__WORK TO COMPLETE__
Starting with the first line of the listing, quote each line exactly until and including the one with "from matplotlib.ticker import MultipleLocator", leaving pictures out.

━━━━━━━━━━

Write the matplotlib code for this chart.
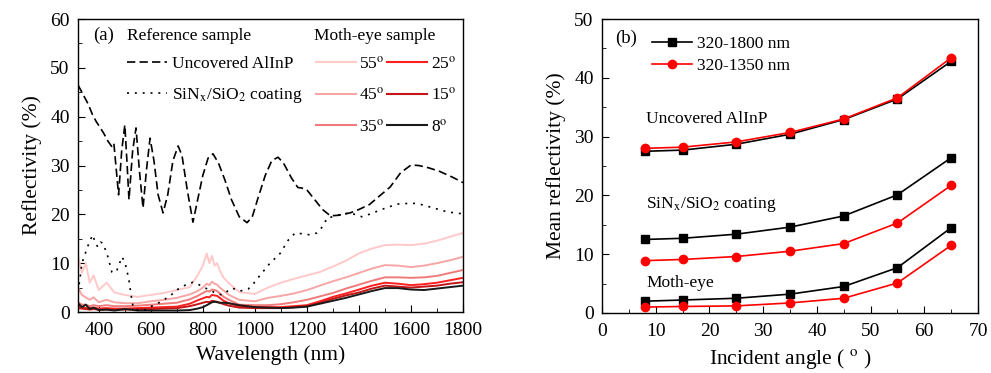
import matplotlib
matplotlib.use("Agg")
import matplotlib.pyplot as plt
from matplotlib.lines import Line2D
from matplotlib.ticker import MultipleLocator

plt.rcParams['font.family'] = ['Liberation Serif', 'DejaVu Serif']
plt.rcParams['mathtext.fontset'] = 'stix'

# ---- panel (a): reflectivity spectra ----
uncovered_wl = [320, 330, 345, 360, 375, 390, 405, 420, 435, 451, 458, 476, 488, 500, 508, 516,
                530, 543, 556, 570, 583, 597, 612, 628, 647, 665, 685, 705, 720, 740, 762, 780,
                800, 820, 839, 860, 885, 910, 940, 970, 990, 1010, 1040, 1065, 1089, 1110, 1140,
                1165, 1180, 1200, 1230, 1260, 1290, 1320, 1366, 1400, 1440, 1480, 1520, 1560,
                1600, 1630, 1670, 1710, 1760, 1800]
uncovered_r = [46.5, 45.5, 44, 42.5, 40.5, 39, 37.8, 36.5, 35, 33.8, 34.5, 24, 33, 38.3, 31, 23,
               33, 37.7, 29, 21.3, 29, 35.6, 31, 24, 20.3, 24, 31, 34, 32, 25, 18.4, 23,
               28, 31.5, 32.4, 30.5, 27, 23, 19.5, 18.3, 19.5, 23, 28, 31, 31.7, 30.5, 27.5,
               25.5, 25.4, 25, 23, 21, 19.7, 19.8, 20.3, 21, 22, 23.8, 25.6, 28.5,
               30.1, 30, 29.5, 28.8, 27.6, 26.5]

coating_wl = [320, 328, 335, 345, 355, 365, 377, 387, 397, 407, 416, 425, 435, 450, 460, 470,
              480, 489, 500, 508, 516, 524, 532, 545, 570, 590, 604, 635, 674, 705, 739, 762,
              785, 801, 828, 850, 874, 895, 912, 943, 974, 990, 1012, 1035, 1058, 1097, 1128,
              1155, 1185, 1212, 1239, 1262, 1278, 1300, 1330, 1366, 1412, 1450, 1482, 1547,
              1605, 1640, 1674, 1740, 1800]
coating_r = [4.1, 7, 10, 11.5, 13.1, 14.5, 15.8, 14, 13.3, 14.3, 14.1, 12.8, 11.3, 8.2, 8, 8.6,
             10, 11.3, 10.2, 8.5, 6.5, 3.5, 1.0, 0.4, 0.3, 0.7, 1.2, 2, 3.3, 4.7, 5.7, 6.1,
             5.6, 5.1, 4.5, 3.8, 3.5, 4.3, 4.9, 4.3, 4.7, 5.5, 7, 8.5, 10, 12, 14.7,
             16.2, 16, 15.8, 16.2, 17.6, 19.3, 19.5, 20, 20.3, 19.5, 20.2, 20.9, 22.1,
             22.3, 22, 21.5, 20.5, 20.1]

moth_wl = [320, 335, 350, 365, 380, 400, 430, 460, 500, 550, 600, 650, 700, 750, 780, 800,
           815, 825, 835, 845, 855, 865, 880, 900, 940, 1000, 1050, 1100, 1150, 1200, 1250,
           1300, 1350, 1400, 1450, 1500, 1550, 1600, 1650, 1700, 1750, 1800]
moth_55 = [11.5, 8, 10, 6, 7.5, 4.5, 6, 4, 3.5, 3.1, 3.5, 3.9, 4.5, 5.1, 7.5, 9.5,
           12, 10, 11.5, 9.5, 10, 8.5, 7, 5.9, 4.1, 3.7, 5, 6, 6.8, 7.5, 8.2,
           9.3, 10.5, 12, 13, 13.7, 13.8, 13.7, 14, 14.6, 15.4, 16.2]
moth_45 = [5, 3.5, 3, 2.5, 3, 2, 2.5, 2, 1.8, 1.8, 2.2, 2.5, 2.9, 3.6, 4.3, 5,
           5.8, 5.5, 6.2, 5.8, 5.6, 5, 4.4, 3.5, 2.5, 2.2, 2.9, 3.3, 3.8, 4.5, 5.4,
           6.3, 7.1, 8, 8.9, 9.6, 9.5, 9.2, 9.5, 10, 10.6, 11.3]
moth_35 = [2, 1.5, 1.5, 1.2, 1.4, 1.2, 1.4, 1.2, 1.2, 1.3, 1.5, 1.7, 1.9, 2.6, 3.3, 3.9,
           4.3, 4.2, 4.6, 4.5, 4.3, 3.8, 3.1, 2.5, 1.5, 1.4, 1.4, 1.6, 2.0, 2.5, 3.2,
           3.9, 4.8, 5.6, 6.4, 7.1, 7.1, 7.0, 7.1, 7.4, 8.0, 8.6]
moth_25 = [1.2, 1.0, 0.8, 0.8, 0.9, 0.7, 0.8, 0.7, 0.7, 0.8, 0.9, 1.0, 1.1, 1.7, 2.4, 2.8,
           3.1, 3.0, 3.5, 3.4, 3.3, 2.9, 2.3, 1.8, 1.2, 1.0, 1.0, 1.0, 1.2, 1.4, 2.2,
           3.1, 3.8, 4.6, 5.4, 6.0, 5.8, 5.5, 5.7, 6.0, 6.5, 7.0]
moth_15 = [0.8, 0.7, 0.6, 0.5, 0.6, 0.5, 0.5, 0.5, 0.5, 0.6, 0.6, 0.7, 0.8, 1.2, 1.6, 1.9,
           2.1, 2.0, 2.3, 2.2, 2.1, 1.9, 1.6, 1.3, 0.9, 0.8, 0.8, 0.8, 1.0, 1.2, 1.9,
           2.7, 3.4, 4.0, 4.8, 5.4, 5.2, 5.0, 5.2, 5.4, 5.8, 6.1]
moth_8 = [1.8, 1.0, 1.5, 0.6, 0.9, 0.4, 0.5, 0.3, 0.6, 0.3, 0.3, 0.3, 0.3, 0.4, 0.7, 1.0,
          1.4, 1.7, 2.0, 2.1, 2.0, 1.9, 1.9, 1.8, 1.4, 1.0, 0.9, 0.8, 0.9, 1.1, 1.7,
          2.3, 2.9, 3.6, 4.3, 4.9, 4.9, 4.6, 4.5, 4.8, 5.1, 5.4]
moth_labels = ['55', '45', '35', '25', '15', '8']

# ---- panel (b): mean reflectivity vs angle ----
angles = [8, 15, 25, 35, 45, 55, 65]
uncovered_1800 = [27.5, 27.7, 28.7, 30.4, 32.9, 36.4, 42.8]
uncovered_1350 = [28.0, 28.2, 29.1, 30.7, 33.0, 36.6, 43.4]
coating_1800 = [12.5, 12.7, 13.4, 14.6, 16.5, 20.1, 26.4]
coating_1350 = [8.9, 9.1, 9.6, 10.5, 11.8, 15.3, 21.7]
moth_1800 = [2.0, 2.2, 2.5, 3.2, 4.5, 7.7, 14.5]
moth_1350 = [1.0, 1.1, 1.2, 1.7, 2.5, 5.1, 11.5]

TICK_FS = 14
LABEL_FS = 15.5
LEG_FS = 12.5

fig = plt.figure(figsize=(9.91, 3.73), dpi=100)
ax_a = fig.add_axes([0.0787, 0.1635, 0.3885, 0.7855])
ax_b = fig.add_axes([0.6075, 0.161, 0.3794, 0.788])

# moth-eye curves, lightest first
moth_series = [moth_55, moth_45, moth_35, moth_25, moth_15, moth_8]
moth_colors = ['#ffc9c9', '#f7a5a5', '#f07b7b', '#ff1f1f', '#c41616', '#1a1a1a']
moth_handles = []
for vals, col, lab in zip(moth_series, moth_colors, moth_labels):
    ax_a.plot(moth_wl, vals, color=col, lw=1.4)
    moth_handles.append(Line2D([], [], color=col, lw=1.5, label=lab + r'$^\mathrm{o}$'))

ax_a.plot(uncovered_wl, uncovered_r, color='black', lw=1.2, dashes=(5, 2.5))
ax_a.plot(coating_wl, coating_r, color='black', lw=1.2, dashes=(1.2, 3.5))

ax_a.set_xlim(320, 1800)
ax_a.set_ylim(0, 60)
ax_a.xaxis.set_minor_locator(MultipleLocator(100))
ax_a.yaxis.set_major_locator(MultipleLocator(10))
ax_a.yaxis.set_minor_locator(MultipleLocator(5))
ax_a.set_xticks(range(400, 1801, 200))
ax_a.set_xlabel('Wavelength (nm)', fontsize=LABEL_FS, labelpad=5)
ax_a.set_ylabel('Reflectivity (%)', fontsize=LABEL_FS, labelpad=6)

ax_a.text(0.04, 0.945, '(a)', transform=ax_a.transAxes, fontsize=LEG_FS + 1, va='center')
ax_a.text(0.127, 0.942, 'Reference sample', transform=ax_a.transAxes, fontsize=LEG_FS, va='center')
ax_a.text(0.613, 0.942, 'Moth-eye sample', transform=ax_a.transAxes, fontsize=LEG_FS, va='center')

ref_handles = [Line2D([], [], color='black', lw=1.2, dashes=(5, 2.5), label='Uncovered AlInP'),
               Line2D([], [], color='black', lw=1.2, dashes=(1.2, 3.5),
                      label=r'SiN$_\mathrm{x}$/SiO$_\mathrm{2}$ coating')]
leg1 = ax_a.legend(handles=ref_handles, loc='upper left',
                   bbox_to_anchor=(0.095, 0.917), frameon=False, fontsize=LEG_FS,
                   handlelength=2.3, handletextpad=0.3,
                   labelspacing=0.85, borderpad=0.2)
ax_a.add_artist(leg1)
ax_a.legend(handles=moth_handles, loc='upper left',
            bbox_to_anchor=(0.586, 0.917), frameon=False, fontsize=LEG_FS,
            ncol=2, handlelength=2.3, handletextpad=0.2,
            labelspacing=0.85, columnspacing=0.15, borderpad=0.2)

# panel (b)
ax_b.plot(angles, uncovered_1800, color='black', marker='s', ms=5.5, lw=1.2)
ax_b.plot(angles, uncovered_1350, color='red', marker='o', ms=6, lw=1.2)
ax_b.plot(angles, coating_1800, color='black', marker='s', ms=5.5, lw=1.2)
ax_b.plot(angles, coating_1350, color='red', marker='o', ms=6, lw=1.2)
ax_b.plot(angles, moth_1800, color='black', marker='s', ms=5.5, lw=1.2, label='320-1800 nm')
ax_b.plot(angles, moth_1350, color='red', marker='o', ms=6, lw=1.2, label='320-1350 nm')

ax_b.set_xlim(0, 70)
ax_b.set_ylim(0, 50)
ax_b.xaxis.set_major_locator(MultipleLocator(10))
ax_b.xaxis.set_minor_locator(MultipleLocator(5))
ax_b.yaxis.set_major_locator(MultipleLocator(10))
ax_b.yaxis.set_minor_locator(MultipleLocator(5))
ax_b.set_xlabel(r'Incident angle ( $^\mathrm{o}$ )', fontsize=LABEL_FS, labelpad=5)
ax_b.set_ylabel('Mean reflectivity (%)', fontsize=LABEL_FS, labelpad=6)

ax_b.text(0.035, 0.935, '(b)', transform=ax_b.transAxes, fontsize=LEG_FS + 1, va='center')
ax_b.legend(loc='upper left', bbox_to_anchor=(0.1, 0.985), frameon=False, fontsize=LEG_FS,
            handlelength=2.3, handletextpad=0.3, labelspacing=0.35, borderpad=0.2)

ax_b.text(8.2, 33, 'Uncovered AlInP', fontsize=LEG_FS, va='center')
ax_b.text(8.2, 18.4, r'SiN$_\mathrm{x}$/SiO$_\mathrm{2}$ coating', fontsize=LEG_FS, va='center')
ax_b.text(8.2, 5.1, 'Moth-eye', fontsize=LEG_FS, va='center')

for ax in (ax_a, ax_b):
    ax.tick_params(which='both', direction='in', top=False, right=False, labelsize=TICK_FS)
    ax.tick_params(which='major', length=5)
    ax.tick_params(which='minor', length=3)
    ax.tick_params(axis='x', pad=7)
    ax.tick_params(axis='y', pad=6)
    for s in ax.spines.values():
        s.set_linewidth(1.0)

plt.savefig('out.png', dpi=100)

━━━━━━━━━━

__RESULT__
Write the matplotlib code for this chart.
import matplotlib
matplotlib.use("Agg")
import matplotlib.pyplot as plt
from matplotlib.lines import Line2D
from matplotlib.ticker import MultipleLocator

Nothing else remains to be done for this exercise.